Genel Müdürlüğün hizmeti, İstanbul Büyük Şehir Belediyesinin görev alanı ile sınırlıdır. Ancak, şehrin yararlandığı su kaynaklarının korunmasına ilişkin hizmetler, büyük şehir belediye sınırları dışında da olsa bu kuruluş tarafından yürütülür. Ayrıca İçişleri ile Bayındırlık ve İskan bakanlıklarının teklifi üzerine Bakanlar Kurulu anasistem ile ilgili başka belediye ve köylerin su ve kanalizasyon işlerini de bu Genel Müdürlüğe verebilir.
…, İstanbul Büyük Şehir Belediyesine bağlı müstakil bütçeli ve kamu tüzel kişiliğini haiz bir kuruluştur. … personeli 657 sayılı Devlet Memurları Kanunu hükümlerine tabidir.
2560 sayılı … Genel Müdürlüğü (…) Kuruluş ve Görevleri Hakkında Kanun’un Ek-5. maddesinde; bu Kanunun diğer büyükşehir belediyelerinde de uygulanacağı kuralı yer almaktadır.
Uyuşmazlık Mahkemesinin 05/04/2021 tarihli ve E.2021/28, K.2021/144 sayılı kararında, özetle; “2004 sayılı Kanun’un 42. maddesinin 3. fıkrasında yapılan değişiklik ve Anayasa Mahkemesinin 22/10/2020 tarihli ve E.2020/78, K.2020/59 sayılı kararı doğrultusunda; idari yargının görev alanına giren konulara ilişkin uyuşmazlıkların, itirazın iptali davası yoluyla görülmesi mümkün olmadığından Mahkemece içtihat değişikliğine gidildiği ve davalı idarenin (…) hizmet kusuru nedeniyle uğranılan zararın tazmini istemi niteliğindeki davanın idari yargı yerinde çözümlenmesi gerektiğine” karar verilmiştir. Yine UYUŞMAZLIK MAHKEMESİ, ESAS NO : 2021/831, KARAR NO: 2022/159, 21/03/2022 tarihli kararında da bu husus vurgulanmıştır.
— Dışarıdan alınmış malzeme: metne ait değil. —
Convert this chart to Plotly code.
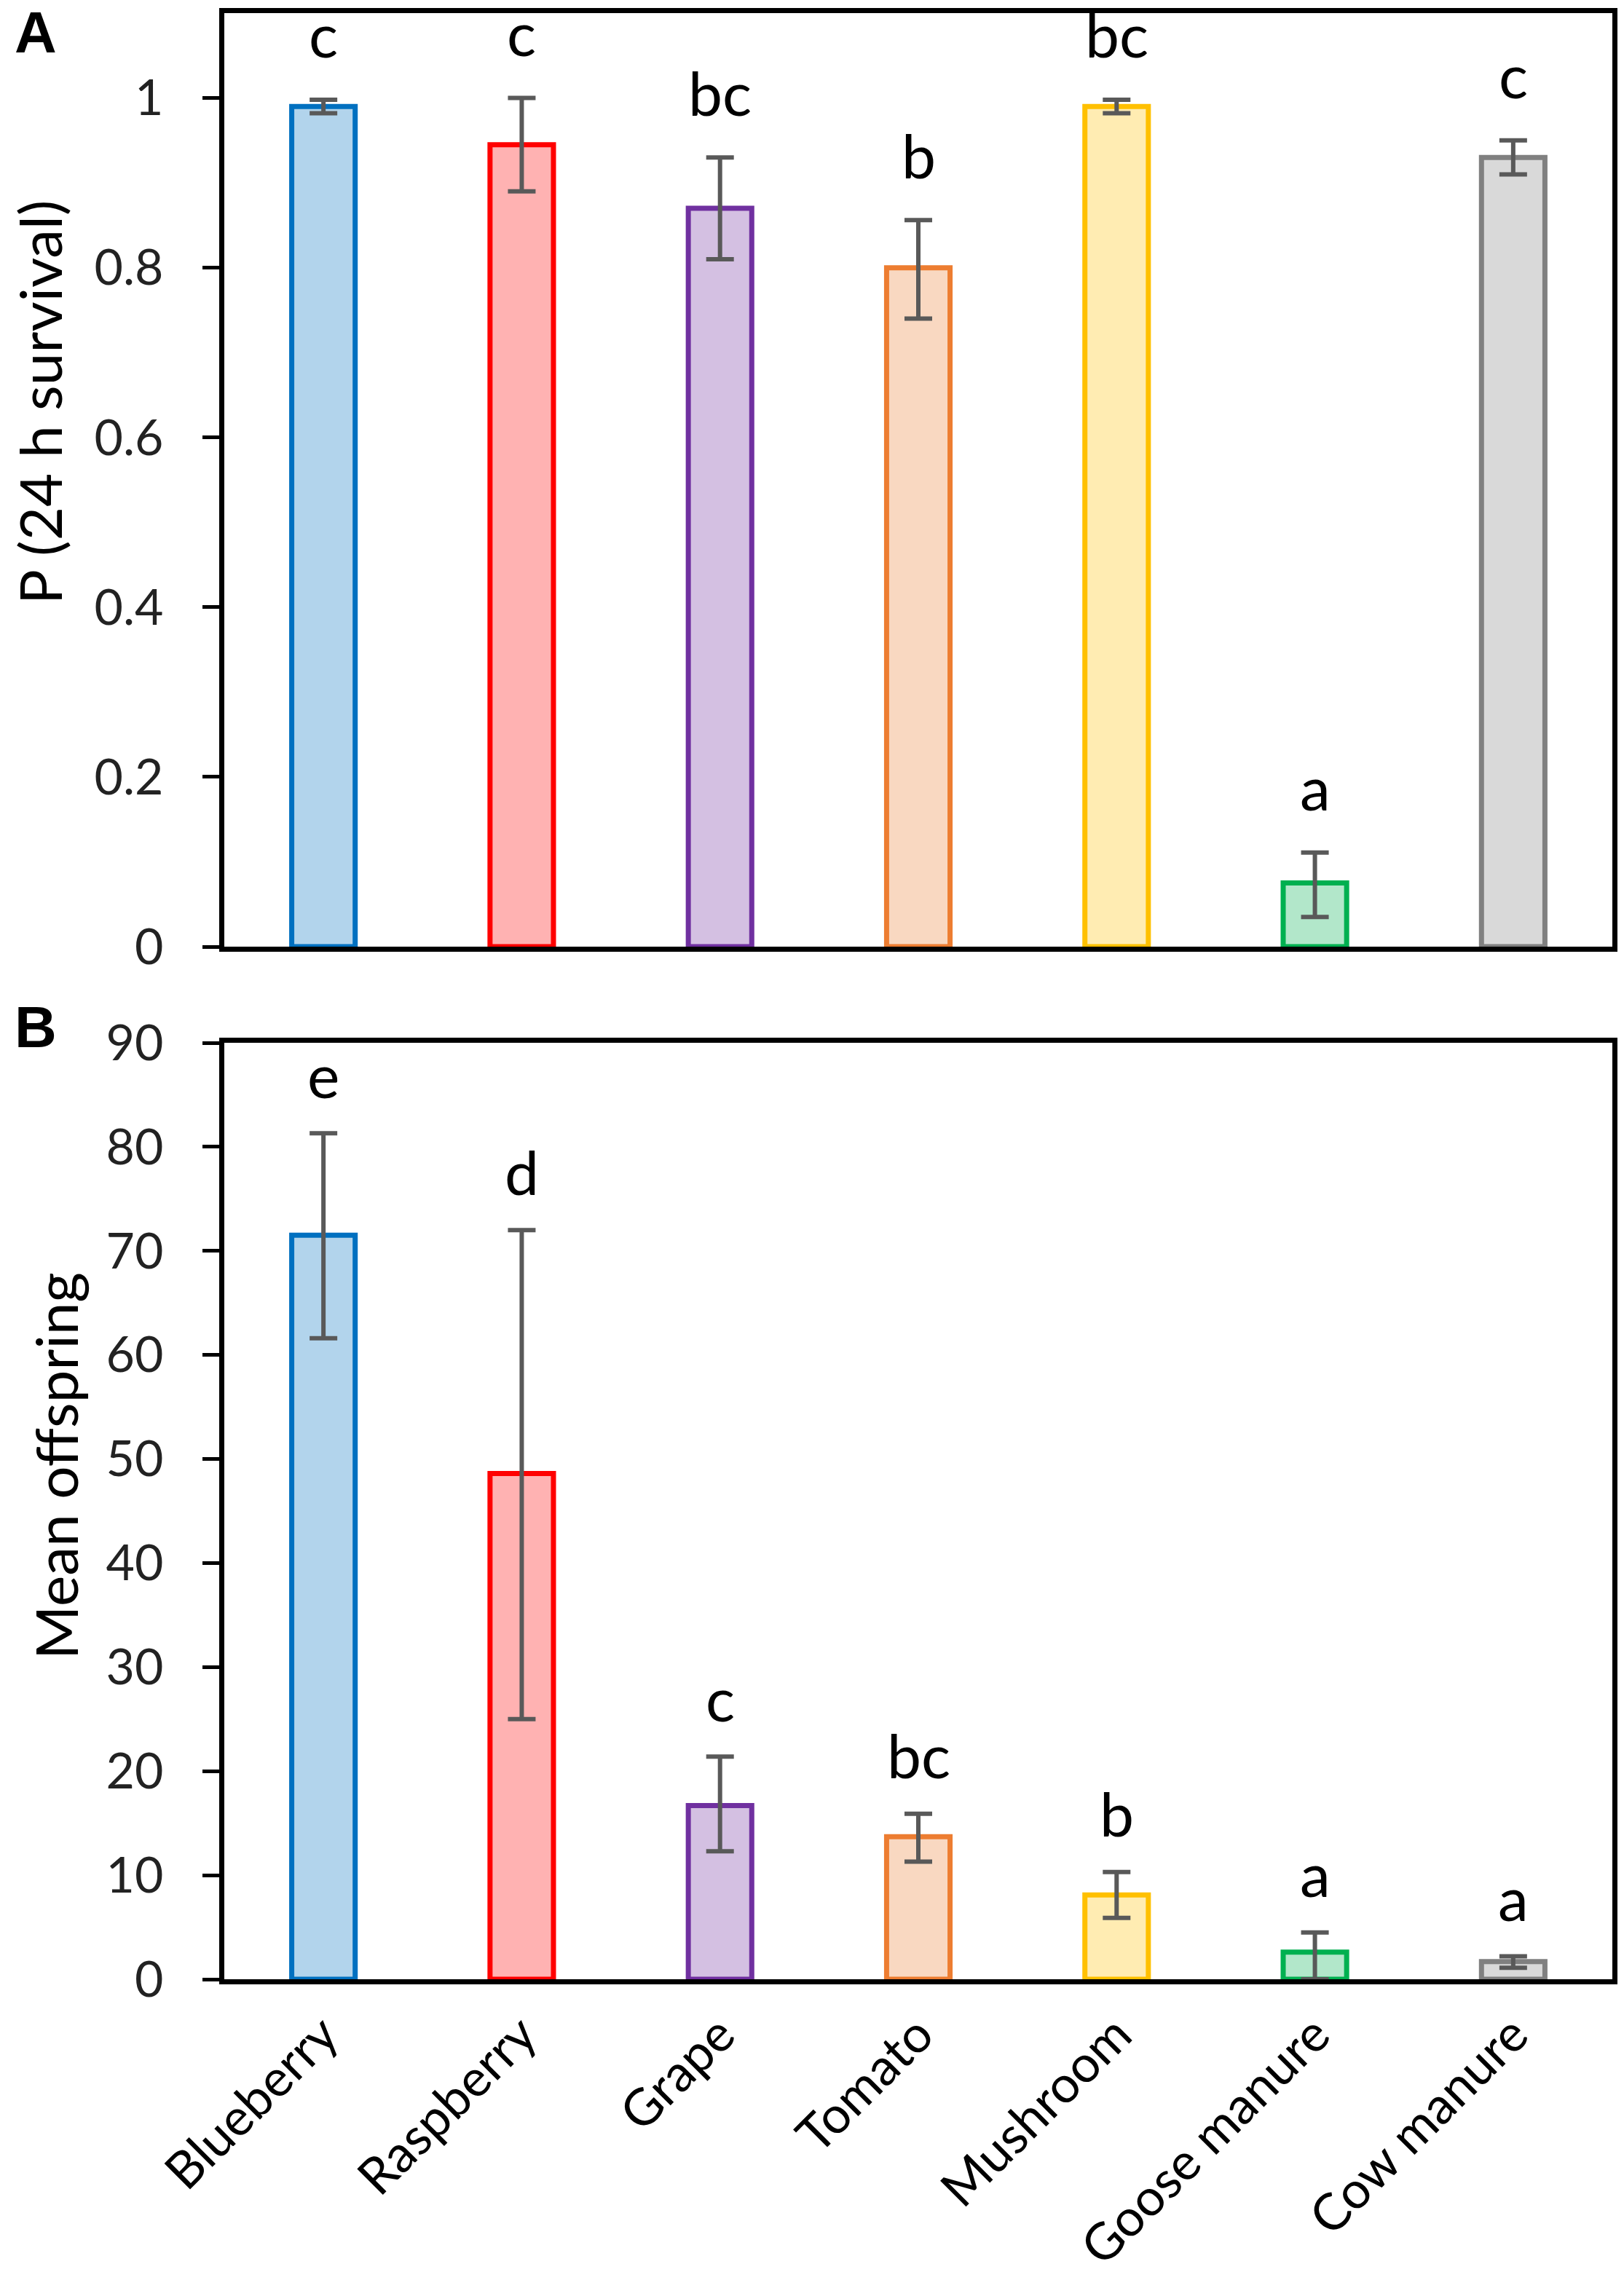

Kamu hizmeti yürüten idarenin bu hizmeti yürüttüğü sırada verdiği zararın tazmini istemiyle açılan dava, kamu hizmetinin yöntemine ve hukuka uygun olarak yürütülüp yürütülmediğinin, bu hizmetin yürütülmesinde hizmet kusuru veya başka nedenle idarenin sorumluluğu bulunup bulunmadığının saptanmasını gerektirmektedir. Bu hususların saptanması ise idare hukuku ilkelerine göre yapılabileceğinden, 2577 sayılı Kanun’un ilgili maddesi kapsamında bulunan tam yargı davasının görüm ve çözümünde idari yargı yeri görevli bulunmaktadır.
Bu durumda, davalı idarenin hizmet kusuru nedeniyle uğranılan zararın tazmini istemi niteliğindeki davanın idari yargı yerinde çözümlenmesi gerektiği sonucuna varılmıştır. Açıklanan nedenlerle davaya adli yargıda bakılamayacağı, HMK madde 114/1-b ve HMK madde 115/2 gereğince yargı yolu caiz olmadığından, dava şartı yokluğundan davanın usulden reddine karar vermek gerekmiş olup aşağıdaki şekilde hüküm tesis edilmiştir.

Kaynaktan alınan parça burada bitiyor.